* Challenge *
Don't include pictures. Quote the lines below from the first through the line that contains "label] (lab4) at".

* Data excerpt *
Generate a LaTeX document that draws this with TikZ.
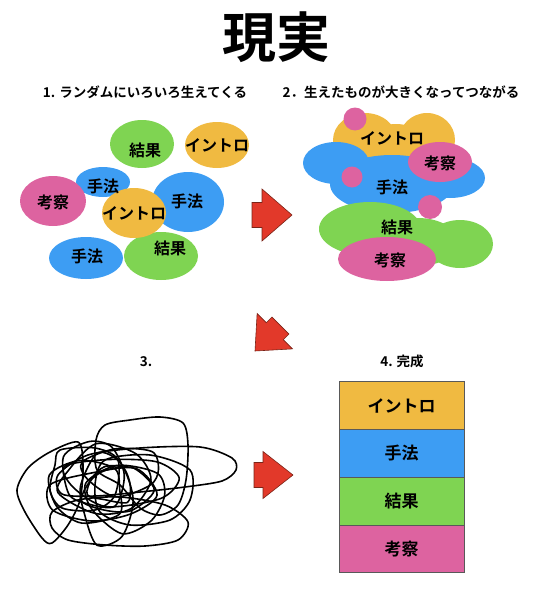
\documentclass[tikz,border=0pt]{standalone}
\usepackage{fontspec}
\setmainfont{Noto Sans CJK JP}[BoldFont=* Bold]
\usepackage{xcolor}
\usetikzlibrary{positioning}

\definecolor{introC}{HTML}{F0BA41}
\definecolor{methodC}{HTML}{3D9DF3}
\definecolor{resultC}{HTML}{7FD452}
\definecolor{discussC}{HTML}{DD63A0}
\definecolor{arrowC}{HTML}{E2392A}
\definecolor{arrowEdge}{HTML}{7A2418}

\begin{document}
\begin{tikzpicture}[
  x=1pt, y=-1pt,
  node distance=0pt,
  every node/.style={inner sep=0pt, font=\bfseries\fontsize{16}{16}\selectfont},
  panel label/.style={font=\bfseries\fontsize{13.5}{14}\selectfont},
  stack box/.style={draw=black!65, thin, outer sep=0pt,
    minimum width=125pt, minimum height=47.75pt,
    font=\bfseries\fontsize{17}{17}\selectfont},
  red arrow/.style={fill=arrowC, draw=arrowEdge, line width=0.6pt},
  scribble/.style={draw, line width=1.6pt, line join=round}
]
  \useasboundingbox (0,0) rectangle (540,594);

  \node[font=\bfseries\fontsize{54}{54}\selectfont] (title) at (276,37) {現実};

  \node[panel label] (lab1) at (145,92) {1. ランダムにいろいろ生えてくる};
  \node[panel label] (lab2) at (401,92) {2．生えたものが大きくなってつながる};
  \node[panel label] (lab3) at (146,362) {3.};
  \node[panel label] (lab4) at (402,361) {4. 完成};

  % 1. random bubbles
  \fill[resultC]  (142,144) ellipse [x radius=32, y radius=24];
  \fill[introC]   (217,145) ellipse [x radius=32, y radius=23];
  \fill[methodC]  (103,182) ellipse [x radius=27, y radius=15];
  \fill[discussC] (53,201)  ellipse [x radius=33, y radius=25];
  \fill[methodC]  (188,202) ellipse [x radius=36, y radius=30];
  \fill[methodC]  (86,258)  ellipse [x radius=37, y radius=21];
  \fill[resultC]  (161,256) ellipse [x radius=37, y radius=24];
  \fill[introC]   (134,213) ellipse [x radius=32, y radius=25];

  \node (aResult)  at (145,150) {結果};
  \node (aIntro)   at (217,145) {イントロ};
  \node (aMethod)  at (103,186) {手法};
  \node (aDiscuss) at (53,202)  {考察};
  \node (bMethod)  at (187,201) {手法};
  \node (cMethod)  at (87,256)  {手法};
  \node (bResult)  at (170,248) {結果};
  \node (bIntro)   at (134,213) {イントロ};

  % 2. grown and joined
  \fill[introC] (365,140) ellipse [x radius=32, y radius=27];
  \fill[introC] (427,140) ellipse [x radius=28, y radius=27];
  \fill[introC] (396,146) ellipse [x radius=30, y radius=22];
  \fill[methodC] (336,163) ellipse [x radius=33, y radius=21];
  \fill[methodC] (450,178) ellipse [x radius=35, y radius=20];
  \fill[methodC] (392,184) ellipse [x radius=62, y radius=29];
  \fill[discussC] (440,162) ellipse [x radius=32, y radius=20];
  \fill[resultC] (370,229) ellipse [x radius=51, y radius=27];
  \fill[resultC] (460,244) ellipse [x radius=33, y radius=24];
  \fill[resultC] (418,242) ellipse [x radius=40, y radius=24];
  \fill[discussC] (387,259) ellipse [x radius=49, y radius=22];
  \fill[discussC] (355,119) circle [radius=11.5];
  \fill[discussC] (352,177) circle [radius=10.5];
  \fill[discussC] (430,207) circle [radius=12];

  \node (gIntro)   at (392,138) {イントロ};
  \node (gDiscuss) at (440,163) {考察};
  \node (gMethod)  at (392,187) {手法};
  \node (gResult)  at (397,227) {結果};
  \node (hDiscuss) at (390,260) {考察};

  % arrows between the stages
  \draw[red arrow, shift={(292,215)}] (0,0) -- (-30,-26) -- (-30,-12.5)
    -- (-40,-12.5) -- (-40,12.5) -- (-30,12.5) -- (-30,26) -- cycle;
  \draw[red arrow, shift={(255,351)}, rotate=225] (0,0) -- (-28,-25) -- (-28,-12)
    -- (-36,-12) -- (-36,12) -- (-28,12) -- (-28,25) -- cycle;
  \draw[red arrow, shift={(293,475)}] (0,0) -- (-30,-23.5) -- (-30,-12.5)
    -- (-39,-12.5) -- (-39,12.5) -- (-30,12.5) -- (-30,23.5) -- cycle;

  % 3. tangle
  \draw[scribble] plot[smooth cycle] coordinates {(97,470) (96,440) (105,425)
    (130,420) (160,417) (183,423) (188,445) (186,480) (178,505) (160,515)
    (140,508) (120,485)};
  \draw[scribble] plot[smooth cycle] coordinates {(88,455) (140,448) (200,447)
    (232,458) (236,470) (222,481) (185,487) (140,492) (95,496) (62,494) (58,475)};
  \draw[scribble] plot[smooth cycle] coordinates {(17,490) (28,468) (50,452)
    (78,442) (83,465) (80,500) (68,525) (52,543) (42,538) (25,512)};
  \draw[scribble] plot[smooth cycle] coordinates {(52,512) (78,500) (120,497)
    (165,505) (188,522) (178,540) (145,546) (105,545) (68,540) (52,528)};
  \draw[scribble] plot[smooth cycle] coordinates {(55,465) (60,450) (95,448)
    (118,460) (115,495) (95,510) (62,508) (50,490)};
  \draw[scribble] plot[smooth cycle] coordinates {(105,460) (150,455) (190,470)
    (190,500) (170,520) (130,525) (100,512) (95,485)};
  \pgfmathsetseed{42}
  \foreach \cx/\cy/\rx/\ry in {105/480/45/30, 115/490/35/25, 95/475/30/35,
      125/470/40/22, 100/495/50/28, 110/485/25/20, 130/495/45/35,
      90/490/38/30, 120/478/55/25, 105/500/30/40}
    \draw[scribble] plot[smooth cycle, samples=7, domain=0:308, variable=\t]
      ({\cx+\rx*(1+0.25*rand)*cos(\t)}, {\cy+\ry*(1+0.25*rand)*sin(\t)});

  % 4. finished stack
  \node[stack box, fill=introC] (sIntro) at (401.5,405.5) {イントロ};
  \node[stack box, fill=methodC, below=of sIntro] (sMethod) {手法};
  \node[stack box, fill=resultC, below=of sMethod] (sResult) {結果};
  \node[stack box, fill=discussC, below=of sResult] (sDiscuss) {考察};
\end{tikzpicture}
\end{document}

* Solution *
Generate a LaTeX document that draws this with TikZ.
\documentclass[tikz,border=0pt]{standalone}
\usepackage{fontspec}
\setmainfont{Noto Sans CJK JP}[BoldFont=* Bold]
\usepackage{xcolor}
\usetikzlibrary{positioning}

\definecolor{introC}{HTML}{F0BA41}
\definecolor{methodC}{HTML}{3D9DF3}
\definecolor{resultC}{HTML}{7FD452}
\definecolor{discussC}{HTML}{DD63A0}
\definecolor{arrowC}{HTML}{E2392A}
\definecolor{arrowEdge}{HTML}{7A2418}

\begin{document}
\begin{tikzpicture}[
  x=1pt, y=-1pt,
  node distance=0pt,
  every node/.style={inner sep=0pt, font=\bfseries\fontsize{16}{16}\selectfont},
  panel label/.style={font=\bfseries\fontsize{13.5}{14}\selectfont},
  stack box/.style={draw=black!65, thin, outer sep=0pt,
    minimum width=125pt, minimum height=47.75pt,
    font=\bfseries\fontsize{17}{17}\selectfont},
  red arrow/.style={fill=arrowC, draw=arrowEdge, line width=0.6pt},
  scribble/.style={draw, line width=1.6pt, line join=round}
]
  \useasboundingbox (0,0) rectangle (540,594);

  \node[font=\bfseries\fontsize{54}{54}\selectfont] (title) at (276,37) {現実};

  \node[panel label] (lab1) at (145,92) {1. ランダムにいろいろ生えてくる};
  \node[panel label] (lab2) at (401,92) {2．生えたものが大きくなってつながる};
  \node[panel label] (lab3) at (146,362) {3.};
  \node[panel label] (lab4) at (402,361) {4. 完成};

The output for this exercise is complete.